Aléjate, pues, de todos nosotros porque no nos vamos a preocupar nunca por los bellos amaneceres, ya que sólo nos interesa el reconocimiento público, la fama, el éxito… Somos seres que adolecemos de rigor científico, que no tenemos principios, formación ni educación. Nos verás en las exposiciones haciendo de sesudos críticos; en los conciertos, como refinados melómanos; publicando artículos y libros, como si fuésemos distinguidos académicos… Y en todos estos sitios, siempre arrastraremos la sombra de nuestras chapuzas y vigilaremos por la inexactitud y el error como fundamentos de lo que somos. Aprecia, mi querido Sadalone, cómo nos escuchamos a nosotros mismos y nos creemos dueños de esa verdad que imponemos impíamente a los ángeles como tú.
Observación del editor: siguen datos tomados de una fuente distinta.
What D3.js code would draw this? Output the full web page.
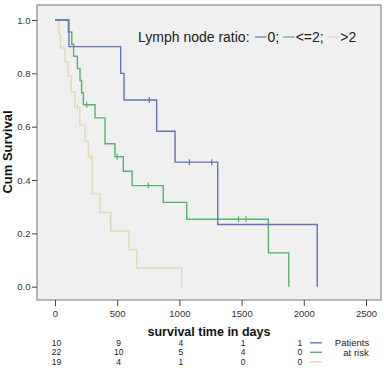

Venga, déjame ya, márchate y no te olvides nunca de que eres un simple hombre que tarde o temprano será polvo; tampoco ignores que necesitas a los hombres tanto como ellos te necesitan a ti. No eres imprescindible. Eres una sencilla semilla que aquí sólo se convertirá en mala hierba, en cardo y en esparto. Busca la dulce tierra de la humildad, el sol de la amistad, la caricia suave del arte… Entiérrate en la libertad y el conocimiento, esfuérzate porque la razón te haga germinar y asienta tus raíces sobre la convicción de que tu belleza ha de alimentar el espíritu de cuantos te rodeen. Ama y deja que te amen…
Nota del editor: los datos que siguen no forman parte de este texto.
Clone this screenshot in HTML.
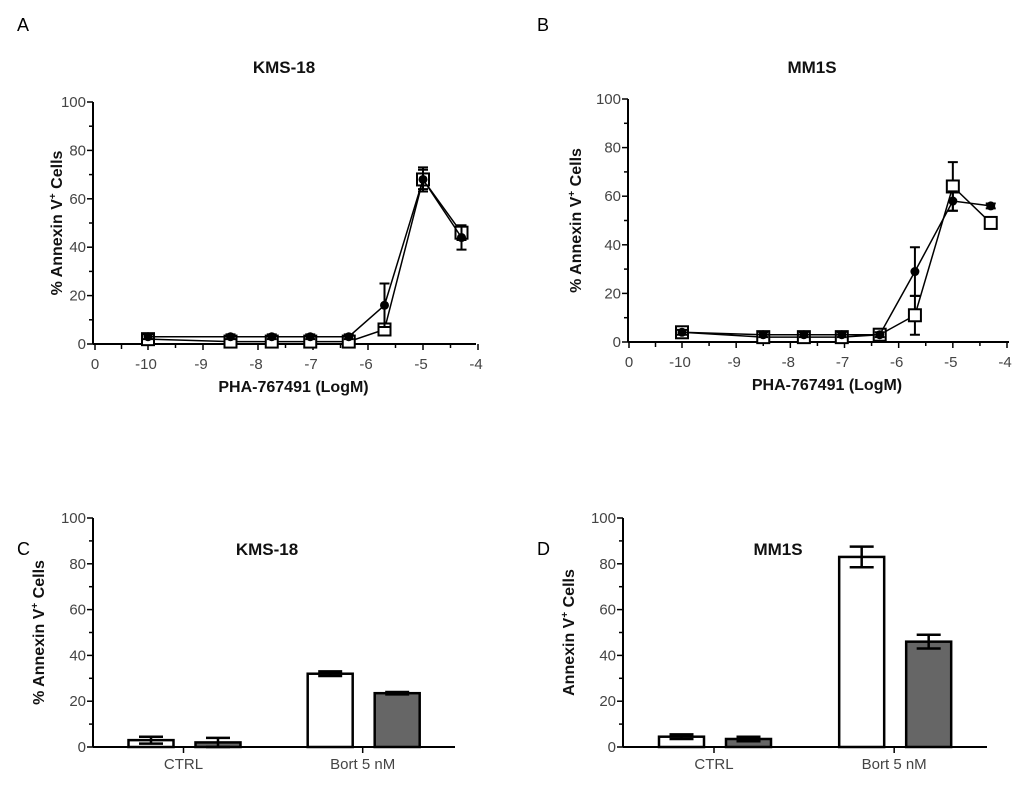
<!DOCTYPE html>
<html><head><meta charset="utf-8"><style>
body{margin:0;background:#fff;}
svg{display:block;font-family:"Liberation Sans",sans-serif;}
</style></head><body>
<svg id="fig" width="1024" height="790" viewBox="0 0 1024 790" xmlns="http://www.w3.org/2000/svg">
<g fill="#000" font-size="18">
<text x="17" y="31">A</text>
<text x="537" y="31">B</text>
<text x="17" y="555">C</text>
<text x="537" y="555">D</text>
</g>
<g font-weight="bold" font-size="17" text-anchor="middle" fill="#111">
<text x="284" y="73">KMS-18</text>
<text x="812" y="73">MM1S</text>
<text x="267" y="555">KMS-18</text>
<text x="778" y="555">MM1S</text>
</g>
<g id="plots"></g>
</svg>
<script>
const lineX = [-10, -8.5, -7.75, -7.05, -6.35, -5.7, -5, -4.3];
const xTicks = [-10, -9, -8, -7, -6, -5, -4];
const yTicks = [0, 20, 40, 60, 80, 100];
const aFilled = [3, 3, 3, 3, 3, 16, 68, 44];
const aFilledErr = [1, 1, 1, 1, 1, 9, 5, 5];
const aOpen = [2, 1, 1, 1, 1, 6, 68, 46];
const aOpenErr = [1, 1, 1, 1, 1, 2, 4, 3];
const bFilled = [4, 3, 3, 3, 3, 29, 58, 56];
const bFilledErr = [1, 1, 1, 1, 1, 10, 4, 1];
const bOpen = [4, 2, 2, 2, 3, 11, 64, 49];
const bOpenErr = [1, 1, 1, 1, 1, 8, 10, 1];
const barCats = ["CTRL", "Bort 5 nM"];
const cWhite = [3, 32];
const cWhiteErr = [1.5, 1];
const cGray = [2, 23.5];
const cGrayErr = [2, 0.5];
const dWhite = [4.5, 83];
const dWhiteErr = [1, 4.5];
const dGray = [3.5, 46];
const dGrayErr = [1, 3];

const NS = "http://www.w3.org/2000/svg";
const root = document.getElementById("plots");
function mk(tag, attrs, parent) {
  const e = document.createElementNS(NS, tag);
  for (const k in attrs) e.setAttribute(k, attrs[k]);
  (parent || root).appendChild(e);
  return e;
}
function txt(s, attrs, parent) { const e = mk("text", attrs, parent); e.textContent = s; return e; }

function yAxis(g, ax, y0, y100) {
  const sy = v => y0 + (y100 - y0) * v / 100;
  const yl = mk("line", {x1: ax, x2: ax, y1: y100, y2: y0, stroke: "#000", "stroke-width": 2}, g);
  
  
  for (let v = 0; v <= 100; v += 10) {
    const t = mk("line", {x1: ax - (v % 20 === 0 ? 6 : 4), x2: ax, y1: sy(v), y2: sy(v), stroke: "#000", "stroke-width": 1.5}, g);
    
    
  }
  yTicks.forEach(v => {
    const l = txt(String(v), {x: ax - 7, y: sy(v) + 5, "text-anchor": "end", "font-size": 15, fill: "#444"}, g);
    
    
  });
  return sy;
}

function linePanel(name, ax, axRight, y0, y100, x0lbl, xm10, xm4, filled, fErr, open, oErr, ytitleX) {
  const g = mk("g", {});
  
  
  const sy = yAxis(g, ax, y0, y100);
  const sx = v => xm4 - (-4 - v) * (xm4 - xm10) / 6;
  const xl = mk("line", {x1: ax, x2: axRight, y1: y0, y2: y0, stroke: "#000", "stroke-width": 2}, g);
  
  
  const tickVals = [];
  for (let v = -10; v <= -4.001; v += 0.5) tickVals.push(v);
  tickVals.push(-4);
  const t0 = mk("line", {x1: x0lbl, x2: x0lbl, y1: y0, y2: y0 + 6, stroke: "#000", "stroke-width": 1.5}, g);
  
  
  const tm = mk("line", {x1: (x0lbl + sx(-10)) / 2, x2: (x0lbl + sx(-10)) / 2, y1: y0, y2: y0 + 5, stroke: "#000", "stroke-width": 1.5}, g);
  
  
  tickVals.forEach(v => {
    const major = Math.abs(v - Math.round(v)) < 0.01;
    const t = mk("line", {x1: sx(v), x2: sx(v), y1: y0, y2: y0 + (major ? 6 : 4), stroke: "#000", "stroke-width": 1.5}, g);
    
    
  });
  const l0 = txt("0", {x: x0lbl, y: y0 + 25, "text-anchor": "middle", "font-size": 15, fill: "#444"}, g);
  
  
  xTicks.forEach(v => {
    const l = txt(String(v), {x: sx(v) - 2, y: y0 + 25, "text-anchor": "middle", "font-size": 15, fill: "#444"}, g);
    
    
  });
  const xt = txt("PHA-767491 (LogM)", {x: (x0lbl + axRight) / 2 + 8, y: y0 + 48, "text-anchor": "middle", "font-size": 16, "font-weight": "bold", fill: "#111"}, g);
  
  
  const yt = mk("text", {x: 0, y: 0, "text-anchor": "middle", "font-size": 16, "font-weight": "bold", fill: "#111",
    transform: `translate(${ytitleX},${(y0 + y100) / 2}) rotate(-90)`}, g);
  yt.innerHTML = '% Annexin V<tspan dy="-6" font-size="10">+</tspan><tspan dy="6"> Cells</tspan>';
  
  
  function series(vals, errs, isFilled) {
    const sg = mk("g", {}, g);
    
    
    const pts = lineX.map((x, i) => sx(x) + "," + sy(vals[i])).join(" ");
    mk("polyline", {points: pts, fill: "none", stroke: "#000", "stroke-width": 1.5}, sg);
    lineX.forEach((x, i) => {
      const px = sx(x), py = sy(vals[i]), e1 = sy(vals[i] + errs[i]), e2 = sy(vals[i] - errs[i]);
      const eb = mk("path", {d: `M${px},${e1}V${e2}M${px - 5},${e1}H${px + 5}M${px - 5},${e2}H${px + 5}`, stroke: "#000", "stroke-width": 2, fill: "none"}, sg);
      
      
      let m;
      if (isFilled) m = mk("circle", {cx: px, cy: py, r: 4.5, fill: "#000"}, sg);
      else m = mk("rect", {x: px - 6, y: py - 6, width: 12, height: 12, fill: "#fff", stroke: "#000", "stroke-width": 2}, sg);
      
      
    });
  }
  series(open, oErr, false);
  series(filled, fErr, true);
}

function barPanel(name, ax, axRight, y0, y100, white, wErr, gray, gErr, ytitle, ytitleX) {
  const g = mk("g", {});
  
  
  const sy = yAxis(g, ax, y0, y100);
  const xl = mk("line", {x1: ax, x2: axRight, y1: y0, y2: y0, stroke: "#000", "stroke-width": 2}, g);
  
  
  const W = axRight - ax;
  const bw = 45;
  barCats.forEach((c, ci) => {
    const cx = ax + W * (0.25 + 0.495 * ci);
    const t = mk("line", {x1: cx, x2: cx, y1: y0, y2: y0 + 6, stroke: "#000", "stroke-width": 1.5}, g);
    
    
    const l = txt(c, {x: cx, y: y0 + 22, "text-anchor": "middle", "font-size": 15, fill: "#444"}, g);
    
    
    [[white, wErr, "#fff", cx - 55], [gray, gErr, "#666", cx + 12]].forEach(([vals, errs, fill, bx]) => {
      const v = vals[ci];
      const r = mk("rect", {x: bx, y: sy(v), width: bw, height: y0 - sy(v), fill: fill, stroke: "#000", "stroke-width": 2.5}, g);
      
      
      const px = bx + bw / 2, e1 = sy(v + errs[ci]), e2 = sy(v - errs[ci]);
      const eb = mk("path", {d: `M${px},${e1}V${e2}M${px - 12},${e1}H${px + 12}M${px - 12},${e2}H${px + 12}`, stroke: "#000", "stroke-width": 2.5, fill: "none"}, g);
      
      
    });
  });
  const yt = mk("text", {x: 0, y: 0, "text-anchor": "middle", "font-size": 16, "font-weight": "bold", fill: "#111",
    transform: `translate(${ytitleX},${(y0 + y100) / 2}) rotate(-90)`}, g);
  yt.innerHTML = ytitle + '<tspan dy="-6" font-size="10">+</tspan><tspan dy="6"> Cells</tspan>';
  
  
}

linePanel("panel-a-chart", 93, 476, 344, 102, 95, 148, 478, aFilled, aFilledErr, aOpen, aOpenErr, 62);
linePanel("panel-b-chart", 628, 1009, 342, 99, 629, 682, 1007, bFilled, bFilledErr, bOpen, bOpenErr, 581);
barPanel("panel-c-chart", 93, 455, 747, 518, cWhite, cWhiteErr, cGray, cGrayErr, "% Annexin V", 44);
barPanel("panel-d-chart", 623, 987, 747, 518, dWhite, dWhiteErr, dGray, dGrayErr, "Annexin V", 574);
</script>
</body></html>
Y si por casualidad nos encuentras por ahí, destrúyenos con la diligencia de tu trabajo, con el rigor y la seriedad en tu labor cotidiana, con la bondad de tu corazón en el trato ajeno, con la alegría de saber que no tienes que pisar las flores de ningún jardín para que las tuyas estén hermosas. Elimínanos con la verdad y con la sinceridad de tus propuestas.
Hazlo convencido de que por encima de todo siempre quedará como valor supremo de tu razón de ser el esfuerzo que brindas diariamente al mundo porque éste sea un poco mejor.